Starting at the Wrong End

Designers working under the constraints of real-life projects — whether it’s budgets, deadlines or organizational challenges — know that the hardest part of any design practice is helping clients to come to an understanding what they really need, and how to reconcile these strategic product goals with the needs of users. This part of the work of designers is the hardest to see for people on the outside — it’s intangible, and it should be. Ideally, these struggles and hard decisions are invisible to the user.

Designers that commit themselves to pre-defined patterns, before understanding the problem they need to solve, start at the wrong end.

Designers that are content to think in pre-existing patterns and templates allow themselves to be influenced by availability and convenience: Before even properly identifying the problem they were supposed to solve, they have made themselves dependent on a pre-defined set of elements that might not even adequately address the real issue at the core of the product. They have started at the wrong end of the problem and effectively painted themselves in a corner.

The tension between product goals, users, and real-life constraints cannot be adequately managed by applying cookie-cutter solutions like templates.

The Fallacy of the Mature Pattern

One point that is brought up in this debate regularly is the supposed maturity of patterns: That we have reached a point where pre-existing elements can be remixed and reshuffled by everyone, not just designers.

It’s true that there are patterns that are tried and tested to a degree that makes it to hard to imagine they will offer room for further innovation. But the fallacy of this assumption becomes obvious when exposed to the realities of design practice:

One pattern everyone is familiar with is the (digital) shopping cart: Usually it consists of a summary list, a price, and a checkout button. That’s it, right?

Unless it isn’t. While working on a fashion e-commerce app that allows people to buy clothing directly from manufacturers, we quickly realized that the classic shopping cart was unsuited to handle the complexity of a decentralized supply chain.

Our users needed to be able to manage multiple orders, from multiple manufacturers in different countries with different shipping times, and in some cases apply different discounts to single products in their order — many of which had limited stock. Coming up with a solution that performed well in user testing took us considerable thought. Had we settled for the standard pattern, it would have destroyed the product.

Patterns that once proliferated wildly throughout entire app catalogues are now getting phased out again.

Even if the idea of pattern maturity was true, you still would need someone to curate these patterns and set them into a relation with each other that makes them work as a product.

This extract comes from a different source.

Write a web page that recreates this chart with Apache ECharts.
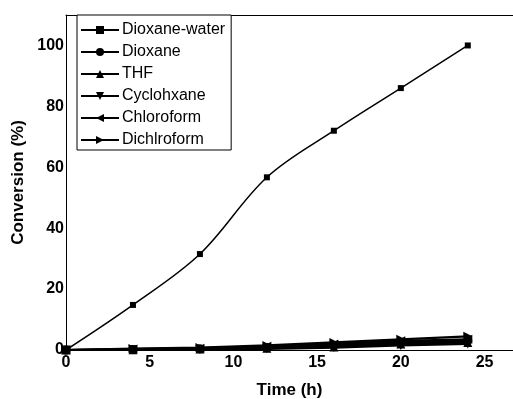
<!DOCTYPE html>
<html>
<head>
<meta charset="utf-8">
<script src="https://cdn.jsdelivr.net/npm/echarts@6/dist/echarts.min.js"></script>
<style>
  html, body { margin: 0; padding: 0; background: #fff; }
  #chart { width: 513px; height: 399px; }
</style>
</head>
<body>
<div id="chart"></div>
<script>
// time points (h)
var times = [0, 4, 8, 12, 16, 20, 24];

// conversion (%) per solvent
var dioxaneWater = [0, 14.8, 31.5, 56.7, 72, 86, 100];
var dioxane      = [0, 0.2, 0.4, 0.8, 1.5, 2.5, 3.0];
var thf          = [0, 0.1, 0.3, 0.6, 1.0, 2.0, 2.5];
var cyclohxane   = [0, 0.1, 0.2, 0.4, 0.8, 1.5, 2.0];
var chloroform   = [0, 0.3, 0.6, 1.2, 2.0, 3.0, 3.5];
var dichloroform = [0, 0.5, 0.8, 1.5, 2.5, 3.5, 4.5];

var seriesNames = ['Dioxane-water', 'Dioxane', 'THF', 'Cyclohxane', 'Chloroform', 'Dichlroform'];
var seriesData  = [dioxaneWater, dioxane, thf, cyclohxane, chloroform, dichloroform];
var symbols     = ['rect', 'circle', 'triangle', 'triangle', 'triangle', 'triangle'];
var rotations   = [0, 0, 0, 180, 90, -90];

var FONT = 'Liberation Sans, Arial';

function pairs(ys) {
    var out = [];
    for (var i = 0; i < times.length; i++)
        out.push([times[i], ys[i]]);
    return out;
}

var chart = echarts.init(document.getElementById('chart'));

var series = [];
for (var i = 0; i < seriesNames.length; i++) {
    series.push({
        name: seriesNames[i],
        type: 'line',
        data: pairs(seriesData[i]),
        smooth: i === 0 ? 0.35 : false,
        symbol: symbols[i],
        symbolRotate: rotations[i],
        symbolSize: i === 0 ? 6 : 9,
        showAllSymbol: true,
        lineStyle: { color: '#000', width: i === 0 ? 1.5 : 2.2 },
        itemStyle: { color: '#000' },
        animation: false,
        z: 10 - i
    });
}

var option = {
    backgroundColor: '#fff',
    grid: { left: 66, top: 15, right: 0, bottom: 49, outerBoundsMode: 'none', containLabel: false },
    legend: {
        data: seriesNames,
        orient: 'vertical',
        left: 77, top: 15,
        width: 164, height: 133,
        padding: [7, 6, 2, 3],
        itemGap: 6,
        itemWidth: 38, itemHeight: 10,
        backgroundColor: '#fff',
        borderColor: '#000', borderWidth: 1,
        textStyle: { color: '#000', fontFamily: FONT, fontSize: 16, padding: [0, 0, 0, -2] }
    },
    xAxis: [{
        type: 'value',
        min: 0, max: 26.7, interval: 5,
        name: 'Time (h)',
        nameLocation: 'middle',
        nameGap: 32,
        nameTextStyle: { color: '#000', fontWeight: 'bold', fontSize: 17, fontFamily: FONT },
        axisLine: { lineStyle: { color: '#000', width: 1 } },
        axisTick: { show: false },
        splitLine: { show: false },
        axisLabel: {
            color: '#000', fontWeight: 'bold', fontSize: 16, fontFamily: FONT, margin: 5,
            formatter: function (v) { return v % 5 === 0 ? String(v) : ''; }
        }
    }, {
        // top frame line
        type: 'value',
        position: 'top',
        min: 0, max: 26.7,
        axisLine: { show: true, lineStyle: { color: '#000', width: 1 } },
        axisTick: { show: false },
        axisLabel: { show: false },
        splitLine: { show: false }
    }],
    yAxis: {
        type: 'value',
        min: 0, max: 110, interval: 20,
        name: 'Conversion (%)',
        nameLocation: 'middle',
        nameGap: 37,
        nameTextStyle: { color: '#000', fontWeight: 'bold', fontSize: 17, fontFamily: FONT },
        axisLine: { show: true, lineStyle: { color: '#000', width: 1 } },
        axisTick: { show: false },
        splitLine: { show: false },
        axisLabel: {
            color: '#000', fontWeight: 'bold', fontSize: 16, fontFamily: FONT, margin: 2,
            formatter: function (v) { return v % 20 === 0 ? String(v) : ''; }
        }
    },
    series: series
};

chart.setOption(option);
</script>
</body>
</html>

Take the so-called hamburger menu. Initially, it was considered a godsend: an amazingly flexible solution to complex navigation hierarchies on mobile devices. It was exactly this flexibility that led to a loss of focus in many apps — often to the detriment of users. Because it is practically open-ended, it didn’t force product owners to think hard about the true purpose of their product. This pattern, that once proliferated wildly throughout entire app catalogues, is now getting quietly phased out again.

Design is not just about building. It is just as much about what you excise and purposefully leave out. These decisions are hard. A template will not do this job for you.

The Bottom Line

The commoditization of templates is neither a new development nor a real, existential danger to the design profession. Templates, website builders and design kits will not displace designers, just as mass-production and prefab buildings haven’t ended architecture.

What they will do, however, is affording cheap, prefab solutions to markets that wouldn’t have spend money on design anyway. For this market — small businesses, writers, ambitious amateurs — templates will suffice. But they will still fail to offer an answer to the question at the core of the design profession: What is the real problem I am trying to solve?